La Suisse, membre de l’espace Schengen et de sa forteresse européenne qui s’est consolidée ces dernières années, est complice de cette situation dramatique. Sa politique d’asile découle des accords et des traités conclus au niveau de l’Union européenne, comme ceux de Dublin. Elle est complice aussi de la mise en place, dès l’automne 2015, des hotspots sur les îles grecques, centres de tri surpeuplés dans lesquels tentent de survivre des dizaines de milliers de migrants dans l’attente de l’examen de leur demande d’asile. Elle est complice encore du renforcement répressif de Frontex, cette agence européenne gardienne des frontières.

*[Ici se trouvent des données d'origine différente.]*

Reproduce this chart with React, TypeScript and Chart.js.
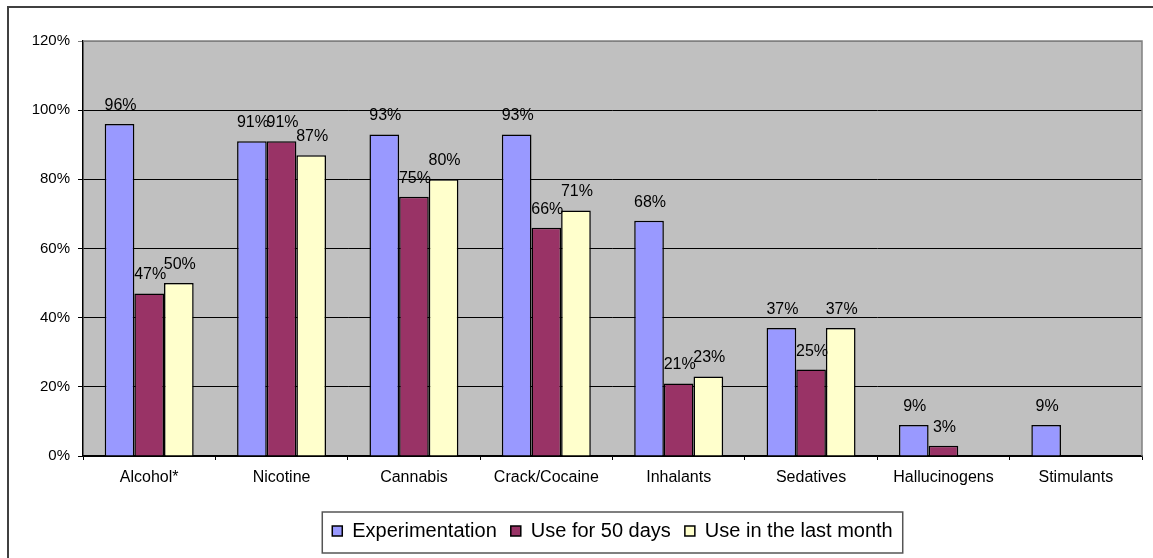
import { useEffect, useRef } from "react";
import { Chart, registerables } from "chart.js";

Chart.register(...registerables);

const FONT = "'Liberation Sans', Arial, sans-serif";

const categories = [
  "Alcohol*",
  "Nicotine",
  "Cannabis",
  "Crack/Cocaine",
  "Inhalants",
  "Sedatives",
  "Hallucinogens",
  "Stimulants",
];
const experimentation = [96, 91, 93, 93, 68, 37, 9, 9];
const useFor50Days = [47, 91, 75, 66, 21, 25, 3, null];
const useLastMonth = [50, 87, 80, 71, 23, 37, null, null];
const seriesNames = ["Experimentation", "Use for 50 days", "Use in the last month"];
const seriesColors = ["#9999FF", "#993366", "#FFFFCC"];
const yTicks = [0, 20, 40, 60, 80, 100, 120];

const decorPlugin = {
  id: "decor",
  beforeDraw(chart: any) {
    const { ctx, chartArea: a } = chart;
    ctx.save();
    ctx.fillStyle = "#ffffff";
    ctx.fillRect(0, 0, chart.width, chart.height);
    ctx.strokeStyle = "#404040";
    ctx.lineWidth = 2;
    ctx.strokeRect(8, 7, chart.width + 40, chart.height + 40);
    ctx.fillStyle = "#C0C0C0";
    ctx.fillRect(a.left, a.top, a.right - a.left, a.bottom - a.top);
    ctx.restore();
  },
  beforeDatasetsDraw(chart: any) {
    const { ctx, chartArea: a } = chart;
    ctx.save();
    ctx.strokeStyle = "#808080";
    ctx.lineWidth = 1.5;
    ctx.beginPath();
    ctx.moveTo(a.left, a.top);
    ctx.lineTo(a.right, a.top);
    ctx.lineTo(a.right, a.bottom);
    ctx.stroke();
    ctx.restore();
  },
  afterDatasetsDraw(chart: any) {
    const { ctx } = chart;
    ctx.save();
    ctx.font = `16px ${FONT}`;
    ctx.fillStyle = "#000";
    ctx.textAlign = "center";
    ctx.textBaseline = "alphabetic";
    chart.data.datasets.forEach((ds: any, i: number) => {
      const meta = chart.getDatasetMeta(i);
      meta.data.forEach((bar: any, j: number) => {
        const v = ds.data[j];
        if (v === null || v === undefined) return;
        ctx.fillText(`${v}%`, bar.x + 1, bar.y - 14);
      });
    });
    ctx.restore();
  },
  afterDraw(chart: any) {
    const hb = chart.legend && chart.legend.legendHitBoxes;
    if (!hb || !hb.length) return;
    const { ctx } = chart;
    const first = hb[0];
    const last = hb[hb.length - 1];
    const left = first.left - 10;
    const right = last.left + last.width + 10;
    const top = first.top - 9;
    const bottom = first.top + first.height + 12;
    ctx.save();
    ctx.strokeStyle = "#555";
    ctx.lineWidth = 1.5;
    ctx.strokeRect(left, top, right - left, bottom - top);
    ctx.restore();
  },
};

export default function App() {
  const ref = useRef<HTMLCanvasElement>(null);

  useEffect(() => {
    document.body.style.margin = "0";
    const data = [experimentation, useFor50Days, useLastMonth];
    const chart = new Chart(ref.current as HTMLCanvasElement, {
      type: "bar",
      data: {
        labels: categories,
        datasets: data.map((d, i) => ({
          label: seriesNames[i],
          data: d,
          backgroundColor: seriesColors[i],
          borderColor: "#000",
          borderWidth: 1.5,
          categoryPercentage: 0.672,
          barPercentage: 1,
        })),
      },
      options: {
        animation: false,
        responsive: true,
        maintainAspectRatio: false,
        layout: { padding: { left: 0, right: 11, top: 41, bottom: 7 } },
        plugins: {
          tooltip: { enabled: false },
          legend: {
            position: "bottom",
            fullSize: false,
            labels: {
              boxWidth: 10,
              boxHeight: 10,
              padding: 14,
              color: "#000",
              font: { size: 20, family: FONT },
            },
          },
        },
        scales: {
          x: {
            type: "category",
            grid: {
              display: true,
              drawOnChartArea: false,
              drawTicks: true,
              tickLength: 4,
              color: "#000",
              offset: true,
            },
            border: { display: true, color: "#000", width: 1.5 },
            ticks: {
              padding: 8,
              color: "#000",
              font: { size: 16, family: FONT },
              autoSkip: false,
              maxRotation: 0,
            },
            afterFit: (s: any) => {
              s.height = 51;
            },
          },
          y: {
            min: 0,
            max: 120,
            afterBuildTicks: (s: any) => {
              s.ticks = yTicks.map((v) => ({ value: v }));
            },
            grid: {
              color: (c: any) => (c.tick && c.tick.value === 120 ? "#808080" : "#000"),
              lineWidth: 1,
              drawTicks: true,
              tickLength: 5,
            },
            border: { display: true, color: "#000", width: 1.5 },
            ticks: {
              padding: 8,
              color: "#000",
              font: { size: 15, family: FONT },
              callback: (v: any) => `${v}%`,
            },
            afterFit: (s: any) => {
              s.width = 83;
            },
          },
        },
      },
      plugins: [decorPlugin],
    });
    return () => chart.destroy();
  }, []);

  return (
    <div style={{ position: "fixed", left: 0, top: 0, width: 1153, height: 558 }}>
      <canvas ref={ref} />
    </div>
  );
}
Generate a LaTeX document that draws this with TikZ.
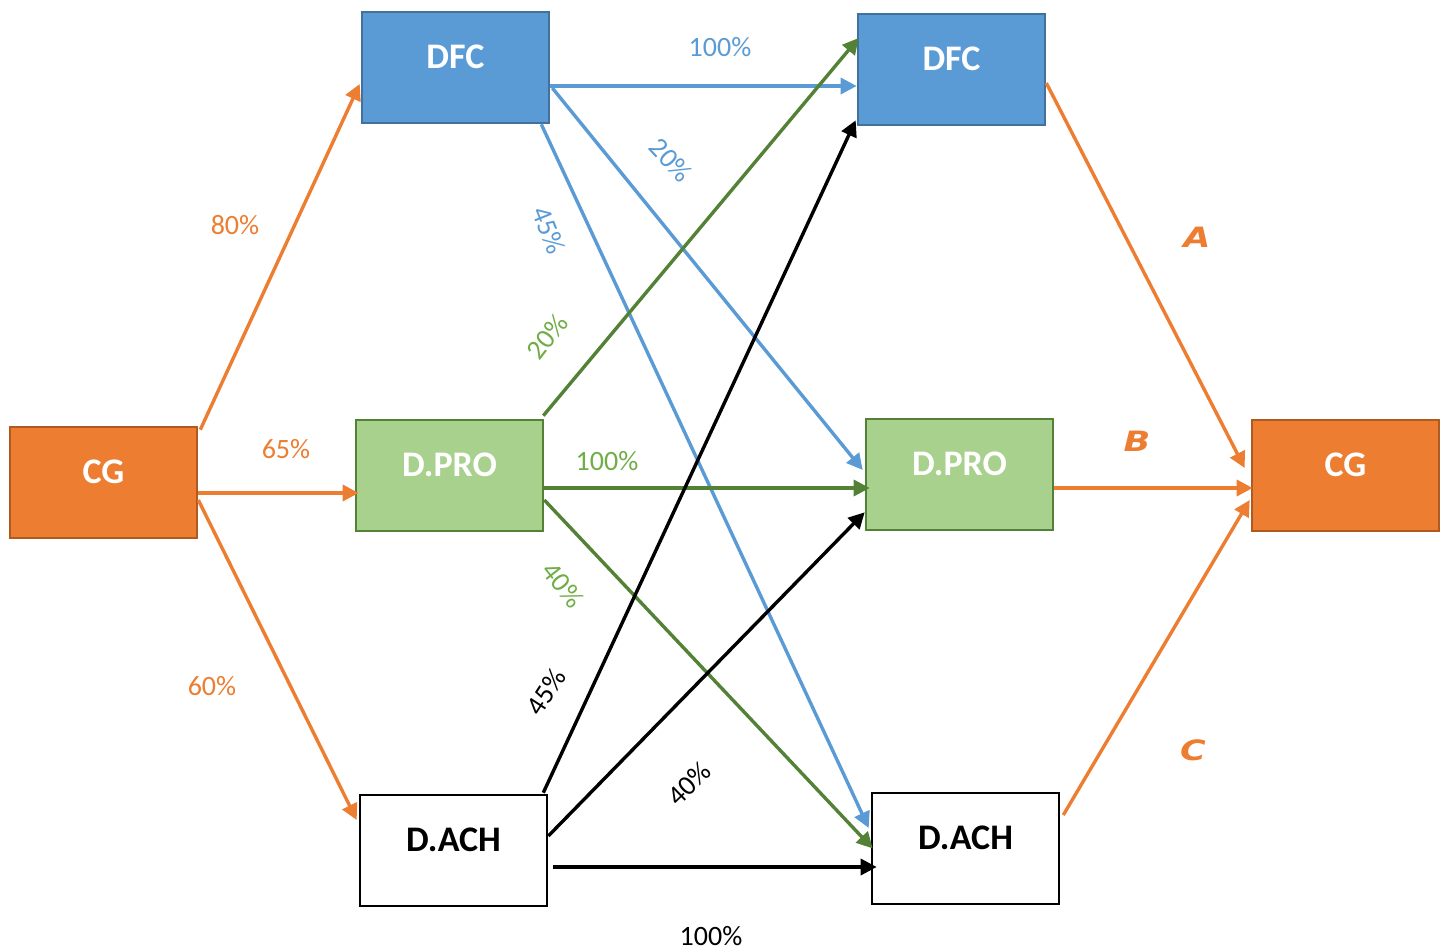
\documentclass[tikz,border=0pt]{standalone}
\usepackage{fontspec}
\setmainfont{Carlito}
\newfontfamily\letterfont{DejaVu Sans}
\usetikzlibrary{arrows.meta,calc}

\definecolor{orangeF}{HTML}{ED7D31}
\definecolor{orangeD}{HTML}{AE5A21}
\definecolor{blueF}{HTML}{5B9BD5}
\definecolor{blueD}{HTML}{41719C}
\definecolor{greenF}{HTML}{A9D18E}
\definecolor{greenD}{HTML}{538135}
\definecolor{greenT}{HTML}{70AD47}

\begin{document}
\begin{tikzpicture}[x=0.5pt,y=-0.5pt,
  box/.style={draw, line width=1.3pt, minimum width=93.5pt, minimum height=55.5pt, inner sep=0pt},
  boxtxt/.style={font=\fontsize{18}{20}\selectfont\bfseries, yshift=5.5pt},
  cgbox/.style={box, fill=orangeF, draw=orangeD, label={[boxtxt, text=white]center:CG}},
  dfcbox/.style={box, fill=blueF, draw=blueD, label={[boxtxt, text=white]center:DFC}},
  probox/.style={box, fill=greenF, draw=greenD, label={[boxtxt, text=white]center:D.PRO}},
  achbox/.style={box, fill=white, draw=black, label={[boxtxt, text=black]center:D.ACH}},
  flow/.style={line width=1.7pt, -{Triangle[length=8pt,width=8pt]}},
  lab/.style={font=\fontsize{14}{16}\selectfont, inner sep=0pt},
  letter/.style={font=\letterfont\fontsize{14}{16}\selectfont\bfseries\itshape, text=orangeF, xscale=1.25, inner sep=0pt}
]
\useasboundingbox (0,0) rectangle (1447,952);

% boxes
\node[cgbox]  (cgL)   at (103.5,482.5) {};
\node[dfcbox] (dfcL)  at (455.5,67.5) {};
\node[probox] (proL)  at (449.5,475.5) {};
\node[achbox] (achL)  at (453.5,850.5) {};
\node[dfcbox] (dfcR)  at (951.5,69.5) {};
\node[probox] (proR)  at (959.5,474.5) {};
\node[achbox] (achR)  at (965.5,848.5) {};
\node[cgbox]  (cgR)   at (1345.5,475.5) {};

% CG to the three left boxes
\draw[flow, orangeF] ($(cgL.north east)+(2,4)$) -- ($(dfcL.west)+(-1,16.5)$);
\draw[flow, orangeF] ($(cgL.east)+(0,10.5)$) -- ($(proL.west)+(4,17.5)$);
\draw[flow, orangeF] ($(cgL.east)+(0,17.5)$) -- ($(achL.west)+(-2,-30.5)$);

% DFC flows
\draw[flow, blueF] ($(dfcL.east)+(0,18.5)$) -- ($(dfcR.west)+(0,16.5)$);
\draw[flow, blueF] ($(dfcL.east)+(2,20.5)$) -- ($(proR.west)+(-2,-4.5)$);
\draw[flow, blueF] ($(dfcL.south east)+(-9,0)$) -- ($(achR.west)+(-2,-20.5)$);

% D.PRO flows
\draw[flow, greenD] ($(proL.north east)+(-1,-3)$) -- ($(dfcR.west)+(2,-31.5)$);
\draw[flow, greenD] ($(proL.east)+(0,12.5)$) -- ($(proR.west)+(5,13.5)$);
\draw[flow, greenD] ($(proL.east)+(0,24.5)$) -- ($(achR.west)+(2,0)$);

% D.ACH flows
\draw[flow, black] ($(achL.north east)+(-5,-1)$) -- ($(dfcR.south west)+(-1,-6)$);
\draw[flow, black] ($(achL.east)+(0,-14.5)$) -- ($(proR.south west)+(0,-19)$);
\draw[flow, black] ($(achL.east)+(5,16.5)$) -- ($(achR.west)+(6,18.5)$);

% into the right CG
\draw[flow, orangeF] ($(dfcR.east)+(0,13.5)$) -- ($(cgR.west)+(-6,-7.5)$);
\draw[flow, orangeF] ($(proR.east)+(0,13.5)$) -- ($(cgR.west)+(2,12.5)$);
\draw[flow, orangeF] ($(achR.east)+(3,-33.5)$) -- ($(cgR.west)+(-1,24.5)$);

% percentages
\node[lab, text=orangeF] (p80) at (235,225) {80\%};
\node[lab, text=orangeF] (p65) at (286,449) {65\%};
\node[lab, text=orangeF] (p60) at (212,686) {60\%};

\node[lab, text=blueF] (b100) at (720,47) {100\%};
\node[lab, text=blueF, rotate=-47] (b20) at (671,160) {20\%};
\node[lab, text=blueF, rotate=-68] (b45) at (549,230) {45\%};

\node[lab, text=greenT, rotate=52] (g20) at (547,337) {20\%};
\node[lab, text=greenT] (g100) at (607,461) {100\%};
\node[lab, text=greenT, rotate=-52] (g40) at (563,585) {40\%};

\node[lab, rotate=57] (k45) at (546,692) {45\%};
\node[lab, rotate=44] (k40) at (689,784) {40\%};
\node[lab] (k100) at (711,936) {100\%};

% letters on the right
\node[letter] (la) at (1197,237) {A};
\node[letter] (lb) at (1137,441) {B};
\node[letter] (lc) at (1193,750) {C};
\end{tikzpicture}
\end{document}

A l’heure où la Commission européenne a décidé d’apporter de nouvelles aides au Gouvernement grec pour refouler les réfugiés, mais aussi où elle envisage de verser 500 millions d’euros supplémentaires à la Turquie, notre pays doit prendre ses responsabilités. Dépositaire des conventions des droits de l’homme, la Suisse ne peut pas continuer d’être complice du drame humain qui se joue en ce moment entre la Grèce et la Turquie. Elle ne peut continuer à fermer ses frontières. Une fermeture qui, comme le souligne Jean Ziegler, est un crime contre l’humanité. La mort d’Aylan, comme celle, la semaine dernière, d’un autre petit garçon, et celles de milliers de victimes doivent être suivies de décisions politiques courageuses.